L'une des caractéristiques de l'œuvre de Georges Didi-Huberman,
maintes fois rappelée pendant ces deux journées d'échange et dans les
textes qui suivent, est de pratiquer une forme savante de décloisonnement
des recherches, tout en respectant des méthodes de travail très
différentes. C'est ainsi que les essais très denses sur les contemporains
(Hantaï, Penone, Turrell, etc.) ne sont pas gravés du même style, et
n'avancent pas au même pas, que les textes théoriques très approfondis
(pour ne citer que cette trilogie, dont le titre même de ce recueil s'inspire
à l'évidence:
Devant l'image, Devant le temps, L'Image survivante (2)).
En même temps, tous ces ouvrages font bien partie d'un même œuvre,
pour le moins déjà impressionnant, et toujours, faut-il le rappeler,
in
progress… – et nous de progresser avec lui. Ainsi, de même que le
présent et le passé s'éclairent mutuellement, de même dans la pratique
de la pensée didi-hubermanienne, la philosophie et la psychanalyse,
notamment, éclairent-elles l'histoire de l'art d'un jour nouveau (ne
serait-ce qu'à son corps défendant), sans oublier, entre autres, l'orientation
politique des ouvrages parus entre-temps (
Quand les images
prennent position, Survivance des lucioles, Remontages du temps subi (3)).
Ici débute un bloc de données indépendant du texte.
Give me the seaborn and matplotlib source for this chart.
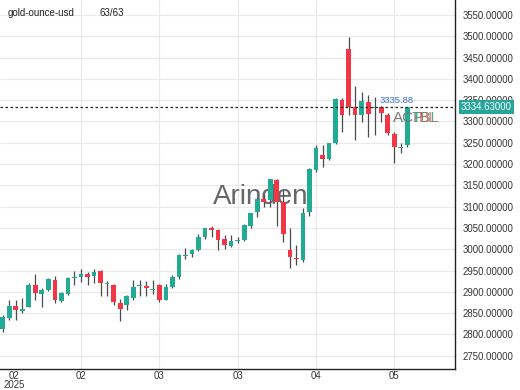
import numpy as np
import pandas as pd
import matplotlib
matplotlib.use("Agg")
import matplotlib.pyplot as plt
import matplotlib.transforms as mtransforms
import seaborn as sns

# ---------------- data ----------------
opens = [2812, 2839, 2866, 2855, 2865, 2916, 2896, 2904, 2928, 2878,
         2896, 2932, 2935, 2941, 2937, 2949, 2918, 2916, 2873, 2869,
         2885, 2914, 2914, 2905, 2916, 2882, 2912, 2934, 2985, 2988,
         2998, 3029, 3049, 3045, 3023, 3008, 3019, 3022, 3054, 3088,
         3117, 3115, 3163, 3112, 2999, 2980, 2975, 3088, 3185, 3221,
         3211, 3249, 3350, 3470, 3333, 3315, 3346, 3332, 3333, 3315,
         3271, 3238, 3245]
highs = [2845, 2880, 2880, 2885, 2920, 2941, 2908, 2932, 2938, 2900,
         2935, 2949, 2953, 2946, 2953, 2951, 2926, 2918, 2883, 2892,
         2928, 2928, 2926, 2928, 2918, 2918, 2939, 2989, 3002, 3000,
         3037, 3051, 3055, 3047, 3033, 3033, 3029, 3059, 3086, 3122,
         3127, 3166, 3164, 3139, 3051, 3010, 3096, 3190, 3245, 3245,
         3250, 3354, 3354, 3499, 3383, 3370, 3362, 3358, 3336, 3319,
         3276, 3249, 3335]
lows = [2806, 2834, 2834, 2851, 2864, 2882, 2865, 2902, 2874, 2876,
        2892, 2917, 2923, 2917, 2921, 2890, 2890, 2869, 2832, 2857,
        2880, 2890, 2890, 2896, 2877, 2880, 2909, 2930, 2977, 2982,
        2996, 3023, 3029, 2998, 3000, 3005, 3014, 3020, 3051, 3076,
        3100, 3100, 3055, 3018, 2955, 2962, 2971, 3078, 3182, 3194,
        3209, 3248, 3276, 3315, 3256, 3299, 3264, 3268, 3299, 3268,
        3203, 3225, 3241]
closes = [2841, 2866, 2857, 2859, 2917, 2898, 2905, 2930, 2880, 2898,
          2933, 2934, 2941, 2935, 2947, 2920, 2920, 2877, 2859, 2890,
          2912, 2916, 2910, 2906, 2882, 2912, 2935, 2986, 2987, 2998,
          3029, 3049, 3046, 3022, 3010, 3019, 3020, 3057, 3084, 3119,
          3112, 3164, 3112, 3035, 2981, 2977, 3086, 3188, 3238, 3212,
          3249, 3352, 3315, 3335, 3315, 3348, 3318, 3334, 3319, 3272,
          3239, 3240, 3334]

y_ticks = list(range(2750, 3551, 50))
x_tick_pos = [1.7, 12, 24, 36, 48, 60]
x_tick_labels = ["02\n2025", "02", "03", "03", "04", "05"]
grid_x = [12, 24, 36, 48, 60]
last_price = 3334.63
marker_price = 3335.88
marker_pos = 57.8
symbol = "gold-ounce-usd"
count_label = "63/63"
watermark = "Arinden"

df = pd.DataFrame({"open": opens, "high": highs, "low": lows, "close": closes})
df["idx"] = np.arange(len(df))
df["up"] = df["close"] >= df["open"]

# ---------------- style ----------------
sns.set_theme(style="white")
plt.rcParams['font.family'] = ['Liberation Sans', 'DejaVu Sans']

UP = "#22ab94"
DOWN = "#f23645"
WICK = "#4a4a4a"
GRID = "#e9e9e9"

W, H = 520, 390
fig = plt.figure(figsize=(W / 100, H / 100), dpi=100)
fig.patch.set_facecolor("white")
ax = fig.add_axes([0, 21 / H, 455 / W, 369 / H])
ax.set_facecolor("white")

ax.set_xlim(-0.41, 69.3)
ax.set_ylim(2719, 3585)

# grid
for yv in y_ticks:
    ax.axhline(yv, color=GRID, lw=0.8, zorder=0)
for xv in grid_x:
    ax.axvline(xv, color=GRID, lw=0.8, zorder=0)

# watermark
ax.text(39.5, 3106, watermark, fontsize=20, color="#555555", ha="center",
        va="baseline", zorder=1, alpha=0.9)

# candles: wicks
ax.vlines(df["idx"], df["low"], df["high"], color=WICK, lw=0.9, zorder=2)
# bodies
body_bottom = np.minimum(df["open"], df["close"])
body_h = np.maximum(np.abs(df["close"] - df["open"]), 1.6)
colors = [UP if u else DOWN for u in df["up"]]
ax.bar(df["idx"], body_h, bottom=body_bottom, width=0.72, color=colors,
       edgecolor="none", zorder=3)

# last price dashed line
ax.axhline(last_price, color="#222222", lw=0.9, ls=(0, (2, 2)), zorder=4)

# marker label
ax.text(marker_pos, 3350, f"{marker_price:.2f}", fontsize=6.8, color="#3b6fd4",
        ha="left", va="center", zorder=5)

# overlapping labels
ax.text(57.8 + 2.0, 3308, "ACP", fontsize=11, color="#7a7a7a", ha="left",
        va="center", zorder=5)
ax.text(62.7, 3308, "TBL", fontsize=11, color="#3aa57a", ha="left",
        va="center", zorder=5, alpha=0.9)
ax.text(63.8, 3308, "BL", fontsize=11, color="#d9534f", ha="left",
        va="center", zorder=5, alpha=0.8)

# axes spines
for s in ["left", "top"]:
    ax.spines[s].set_visible(False)
for s in ["right", "bottom"]:
    ax.spines[s].set_color("#222222")
    ax.spines[s].set_linewidth(1.0)

# y ticks on right
ax.yaxis.tick_right()
ax.set_yticks(y_ticks)
ax.set_yticklabels([f"{v:.5f}" for v in y_ticks])
ax.tick_params(axis="y", length=0, pad=5.6, labelsize=6.9, labelcolor="#333333")

# x ticks
ax.set_xticks(x_tick_pos)
ax.set_xticklabels(x_tick_labels, linespacing=0.85)
ax.tick_params(axis="x", length=0, pad=1.5, labelsize=6.9, labelcolor="#333333")
ax.grid(False)

# clipped extra y labels (3600 and 2700)
clip = mtransforms.Bbox([[455, 390 - 369], [520, 390]])
trans = mtransforms.blended_transform_factory(ax.transAxes, ax.transData)
for v in [3600, 2700]:
    t = ax.text(463 / 455, v, f"{v:.5f}", transform=trans, fontsize=6.9,
                color="#333333", ha="left", va="center", clip_on=True)
    t.set_clip_box(clip)

# price box
ax.text(461 / 455, last_price, f"{last_price:.5f}", transform=trans,
        fontsize=6.9, color="white", ha="left", va="center", zorder=6,
        bbox=dict(boxstyle="square,pad=0.22", facecolor="#26a69a",
                  edgecolor="none"))

# header texts
fig.text(8 / W, 1 - 12.7 / H, symbol, fontsize=7, color="#222222",
         ha="left", va="center")
fig.text(100 / W, 1 - 12.7 / H, count_label, fontsize=7, color="#222222",
         ha="left", va="center")

fig.savefig("out.png", dpi=100, facecolor="white")
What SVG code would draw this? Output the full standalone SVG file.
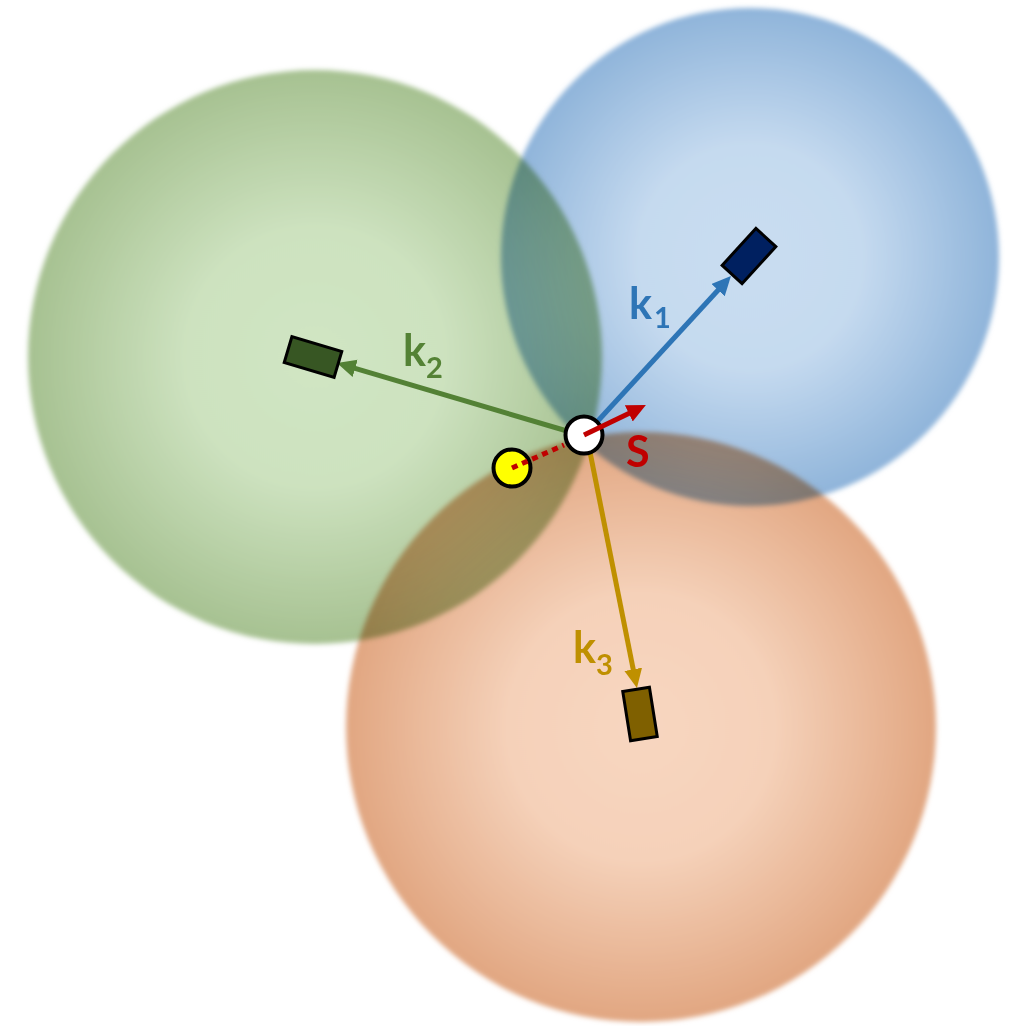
<svg xmlns="http://www.w3.org/2000/svg" width="1020" height="1026" viewBox="0 0 1020 1026">
<defs>
<style>
.blob{mix-blend-mode:multiply;filter:url(#soft)}
.vec{fill:none;stroke-width:5}
.box{stroke:#000;stroke-width:3}
.lbl{font-family:Lato,"Open Sans",sans-serif;font-weight:700}
.main{font-size:43px}
.sub{font-size:29px}
</style>
<filter id="soft" x="-10%" y="-10%" width="120%" height="120%"><feGaussianBlur stdDeviation="2.5"/></filter>
<radialGradient id="gG"><stop offset="0" stop-color="#d0e5c3"/><stop offset="0.45" stop-color="#cde2bf"/><stop offset="1" stop-color="#a6c191"/></radialGradient>
<radialGradient id="gB"><stop offset="0" stop-color="#c9ddf1"/><stop offset="0.45" stop-color="#c5daef"/><stop offset="1" stop-color="#8fb4da"/></radialGradient>
<radialGradient id="gO"><stop offset="0" stop-color="#f8d6c0"/><stop offset="0.45" stop-color="#f5d1b9"/><stop offset="1" stop-color="#e1a681"/></radialGradient>
<marker id="aB" markerUnits="userSpaceOnUse" markerWidth="22" markerHeight="20" refX="8" refY="9" orient="auto"><path d="M0,0 L19,9 L0,18 Z" fill="#2e75b6"/></marker>
<marker id="aG" markerUnits="userSpaceOnUse" markerWidth="22" markerHeight="20" refX="8" refY="9" orient="auto"><path d="M0,0 L19,9 L0,18 Z" fill="#538135"/></marker>
<marker id="aO" markerUnits="userSpaceOnUse" markerWidth="22" markerHeight="20" refX="8" refY="9" orient="auto"><path d="M0,0 L19,9 L0,18 Z" fill="#bf9000"/></marker>
<marker id="aR" markerUnits="userSpaceOnUse" markerWidth="22" markerHeight="20" refX="8" refY="9" orient="auto"><path d="M0,0 L19,9 L0,18 Z" fill="#c00000"/></marker>
</defs>
<rect width="1020" height="1026" fill="#fff"/>
<g id="regions">
<circle id="region-green" class="blob" cx="315" cy="357" r="287" fill="url(#gG)"/>
<circle id="region-blue" class="blob" cx="750" cy="257" r="249" fill="url(#gB)"/>
<circle id="region-orange" class="blob" cx="641" cy="727" r="295" fill="url(#gO)"/>
</g>
<g id="connectors">
<line class="vec" stroke="#2e75b6" x1="584" y1="436" x2="723.5" y2="284.2" marker-end="url(#aB)"/>
<line class="vec" stroke="#538135" x1="584" y1="436" x2="347.5" y2="366.1" marker-end="url(#aG)"/>
<line class="vec" stroke="#bf9000" x1="587" y1="437" x2="634.8" y2="677.2" marker-end="url(#aO)"/>
</g>
<g id="k1-target"><rect class="box" x="-25" y="-13.5" width="50" height="27" fill="#002060" transform="translate(749 256) rotate(-47.5)"/></g>
<g id="k2-target"><rect class="box" x="-26" y="-13.5" width="52" height="27" fill="#375623" transform="translate(313 357) rotate(16.5)"/></g>
<g id="k3-target"><rect class="box" x="-25" y="-13.5" width="50" height="27" fill="#7f6000" transform="translate(640 714) rotate(81)"/></g>
<g id="point-white"><circle cx="584" cy="435" r="18.5" fill="#fff" stroke="#000" stroke-width="4"/></g>
<g id="point-yellow"><circle cx="512" cy="468" r="18.5" fill="#ffff00" stroke="#000" stroke-width="4"/></g>
<g id="s-connectors">
<line x1="512" y1="468" x2="564" y2="445" stroke="#c00000" stroke-width="5" stroke-dasharray="6 5"/>
<line class="vec" stroke="#c00000" x1="584" y1="435" x2="636" y2="409.9" marker-end="url(#aR)"/>
</g>
<g id="labels" class="lbl">
<text x="629" y="319" class="main" fill="#2e75b6">k<tspan class="sub" x="654" y="328">1</tspan></text>
<text x="403" y="366" class="main" fill="#548235">k<tspan class="sub" x="426" y="378">2</tspan></text>
<text x="573" y="663" class="main" fill="#bf9000">k<tspan class="sub" x="596" y="675">3</tspan></text>
<text x="626" y="467" font-size="43" fill="#c00000">S</text>
</g>
</svg>
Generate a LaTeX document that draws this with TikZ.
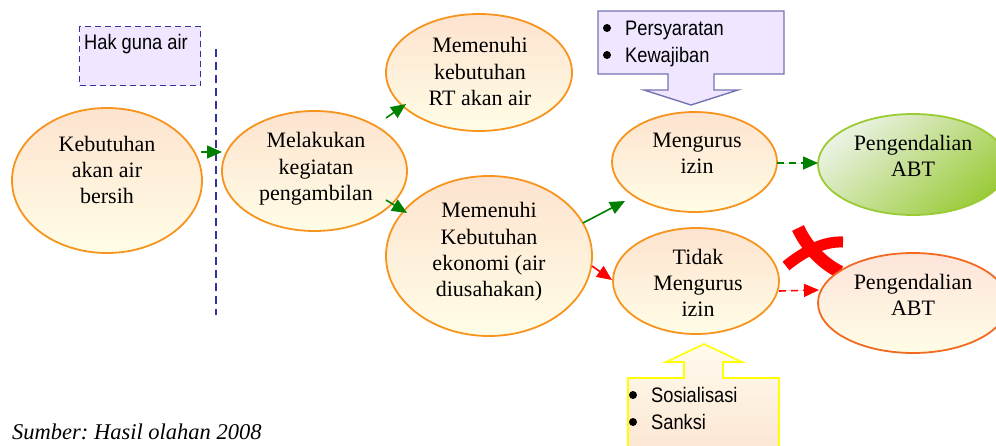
\documentclass[tikz,border=0pt]{standalone}
\usepackage{fontspec}
\setmainfont{Liberation Serif}
\newfontfamily\boxfont[FakeStretch=0.87]{Liberation Sans}
\usetikzlibrary{arrows.meta,calc,shapes.geometric}

\definecolor{ellborder}{HTML}{F7941D}
\definecolor{elltop}{HTML}{FDE3CF}
\definecolor{ellbot}{HTML}{FFFDE6}
\definecolor{arrgreen}{HTML}{008000}
\definecolor{arrred}{HTML}{FF0000}
\definecolor{lavender}{HTML}{F0E6FF}
\definecolor{navydash}{HTML}{333399}
\definecolor{callborder}{HTML}{7474B4}
\definecolor{abtgreen}{HTML}{99CC33}
\definecolor{abtlight}{HTML}{EBF2E4}
\definecolor{abtdark}{HTML}{9BCB3A}
\definecolor{abtred}{HTML}{F26A21}
\definecolor{abtredtop}{HTML}{FDE4DA}
\definecolor{calltop}{HTML}{FFFBEE}
\definecolor{callbot}{HTML}{FCE6D2}
\definecolor{callyellow}{HTML}{FFFF00}

\tikzset{
  ell/.style={ellipse, draw=ellborder, line width=1.8pt, inner sep=0pt,
              top color=elltop, bottom color=ellbot},
  etext/.style={align=center, inner sep=0pt, text=black,
                font=\fontsize{22}{26.3}\selectfont},
  btext/.style={anchor=base west, inner sep=0pt, text=black,
                font=\boxfont\fontsize{21}{26}\selectfont},
  bulletdot/.style={circle, fill=black, inner sep=0pt, minimum size=8pt},
  arrtip/.style={-{Triangle[length=15pt,width=13pt]}},
  garr/.style={arrtip, draw=arrgreen, fill=arrgreen, line width=1.6pt},
  rarr/.style={arrtip, draw=arrred, fill=arrred, line width=1.6pt},
  dashline/.style={dash pattern=on 7pt off 5pt},
}

\begin{document}
\begin{tikzpicture}[x=1pt,y=-1pt]
\useasboundingbox (0,0) rectangle (996,445);

% water-use right box and its boundary line
\node[draw=navydash, line width=1.3pt, dash pattern=on 6pt off 4pt,
      fill=lavender, minimum width=121pt, minimum height=59pt,
      anchor=north west, inner sep=0pt] (hak) at (79,26) {};
\node[btext] (hakt) at (84,49) {Hak guna air};
\coordinate (vtop) at (216,49);
\coordinate (vbot) at (216,315);
\draw[navydash, line width=1.6pt, dash pattern=on 8pt off 5pt] (vtop) -- (vbot);

% requirements callout pointing down
\draw[callborder, fill=lavender, line width=1.4pt, line join=miter]
  (598,11) -- (784,11) -- (784,74) -- (714,74) -- (714,90) -- (738,90)
  -- (691,105) -- (644,90) -- (668,90) -- (668,74) -- (598,74) -- cycle;
\node[bulletdot] (b1) at (607,28) {};
\node[btext] (ps) at (625,35) {Persyaratan};
\node[bulletdot] (b2) at (607,55) {};
\node[btext] (kw) at (625,62) {Kewajiban};

% measures callout pointing up
\draw[callyellow, top color=calltop, bottom color=callbot, line width=1.6pt]
  (628,452) -- (628,378) -- (684,378) -- (684,362) -- (666,362) -- (704,344)
  -- (742,362) -- (723,362) -- (723,378) -- (779,378) -- (779,452);
\node[bulletdot] (b3) at (633,395) {};
\node[btext] (so) at (651,402) {Sosialisasi};
\node[bulletdot] (b4) at (633,422) {};
\node[btext] (sa) at (651,429) {Sanksi};

% red cross over the uncontrolled branch
\draw[arrred, line width=13pt] (798,228) .. controls (806,245) and (820,262) .. (840,272);
\draw[arrred, line width=11pt] (843,242) .. controls (822,241) and (802,253) .. (786,266);

% ellipses
\node[ell, minimum width=190pt, minimum height=145pt] (kb) at (107,180.5) {};
\node[etext] (kbt) at (107,170) {Kebutuhan\\akan air\\bersih};

\node[ell, minimum width=185pt, minimum height=120pt] (ml) at (314.5,171) {};
\node[etext] (mlt) at (316,169) {Melakukan\\kegiatan\\pengambilan};

\node[ell, minimum width=186pt, minimum height=117pt] (mr) at (479,72.5) {};
\node[etext] (mrt) at (480,71.5) {Memenuhi\\kebutuhan\\RT akan air};

\node[ell, minimum width=206pt, minimum height=160pt] (ec) at (489,256) {};
\node[etext] (ect) at (489,252) {Memenuhi\\Kebutuhan\\ekonomi (air\\diusahakan)};

\node[ell, minimum width=165pt, minimum height=100pt] (mi) at (694.5,162) {};
\node[etext] (mit) at (697,153) {Mengurus\\izin};

\node[ell, minimum width=166pt, minimum height=106pt] (ti) at (696,281) {};
\node[etext] (tit) at (698,283) {Tidak\\Mengurus\\izin};

\node[ellipse, draw=abtgreen, line width=1.8pt, inner sep=0pt,
      top color=abtlight, bottom color=abtdark, shading angle=40,
      minimum width=190pt, minimum height=101pt] (pg) at (913,164.5) {};
\node[etext] (pgt) at (913,156) {Pengendalian\\ABT};

\node[ellipse, draw=abtred, line width=1.8pt, inner sep=0pt,
      top color=abtredtop, bottom color=ellbot,
      minimum width=190pt, minimum height=100pt] (pr) at (913,303) {};
\node[etext] (prt) at (913,295) {Pengendalian\\ABT};

% connectors
\draw[garr] ([shift={(94,-28.5)}]kb.center) -- ([shift={(-92.5,-19)}]ml.center);
\draw[garr] ([shift={(71.5,-53)}]ml.center) -- ([shift={(-73,31.5)}]mr.center);
\draw[garr] ([shift={(71.5,29)}]ml.center) -- ([shift={(-82,-43)}]ec.center);
\draw[garr] ([shift={(94,-33)}]ec.center) -- ([shift={(-69.5,39)}]mi.center);
\draw[rarr] ([shift={(103,10)}]ec.center) -- ([shift={(-84,-1)}]ti.center);
\draw[garr, dashline] ([shift={(82.5,1)}]mi.center) -- ([shift={(-95,-1.5)}]pg.center);
\draw[rarr, dashline] ([shift={(83,10)}]ti.center) -- ([shift={(-94,-13)}]pr.center);

% source note
\node[anchor=base west, inner sep=0pt, font=\itshape\fontsize{22.5}{26}\selectfont]
  (src) at (12,439) {Sumber:\ Hasil olahan 2008};
\end{tikzpicture}
\end{document}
Autant dire que l'organisation même de ce volume, prenant acte du
colloque tout en le prolongeant, n'allait pas de soi. un premier mouvement
aurait volontiers conservé l'ordre des interventions, mais tous les
intervenants ne souhaitaient pas nécessairement publier un texte (que
Jean-Pierre Criqui, Elie During, Philippe-Alain Michaud et Dominique
Païni soient au moins ici chaleureusement remerciés de leur présence à
Bordeaux). un second mouvement aurait permis d'articuler ces actes
autour de trois « blocs de pensée » (histoire de l'art et anthropologie des
images ; esthétique et philosophie de l'art ; art et politique en un sens
élargi). or c'eût été précisément aller à l'encontre de leur objet : penser
avec Georges Didi-Huberman, avec « GDH » si l'on ose employer
l'acronyme, cela veut dire également chercher toujours plusieurs
montages possibles.
C'est pourquoi, finalement, l'ordre alphabétique des contributeurs
s'est révélé à la fois le plus simple et le plus heuristique : s'ouvrant du
même coup avec le bref et suggestif texte de Pascal Convert, se concluant
apparemment avec le long et stimulant envoi de
Bernard Vouilloux,
avant de s'ouvrir à nouveau avec la lettre de Laura waddington, ce
volume contient pas moins de treize textes, dont les résonances seront
laissées aux heureux hasards de l'alphabet. Dans cet ordre strict, comme
« encadré » par deux textes d'artistes, Georges Didi-Huberman se
retrouve ainsi parmi les siens, nous faisant l'amitié de participer non
seulement à la précédente rencontre (au cours de laquelle il intervint
lui-même après chaque exposé), mais encore à la présente publication,
à travers un texte inédit. voilà bien, enfin, ce qui s'appelle penser
avec quelqu'un… C'est tout le bonheur que nous vous souhaitons à cette
lecture.
1 Cf. notamment
Penser par les images. Autour des travaux de Georges Didi-Huberman, L. zimmermann (dir.), nantes, Cécile Defaut, 2006.
2 Cf. G. Didi-Huberman,
Devant l'image. Question posée aux fins d'une histoire
de l'art, Paris, Minuit, 1990; Devant le temps. Histoire de l'art et anachronisme des
images, Paris, Minuit, 2000 ; L'Image survivante. Histoire de l'art et temps des
fantômes selon Aby Warburg, Paris, Minuit, 2002.
3 Cf. G. Didi-Huberman,
Quand les images prennent position. L'œil de l'histoire,
1, Paris, Minuit, 2009 ;
Survivance des lucioles, Paris, Minuit, 2009 ;
Remontages
du temps subi. L'œil de l'histoire, 2, Paris, Minuit, 2010.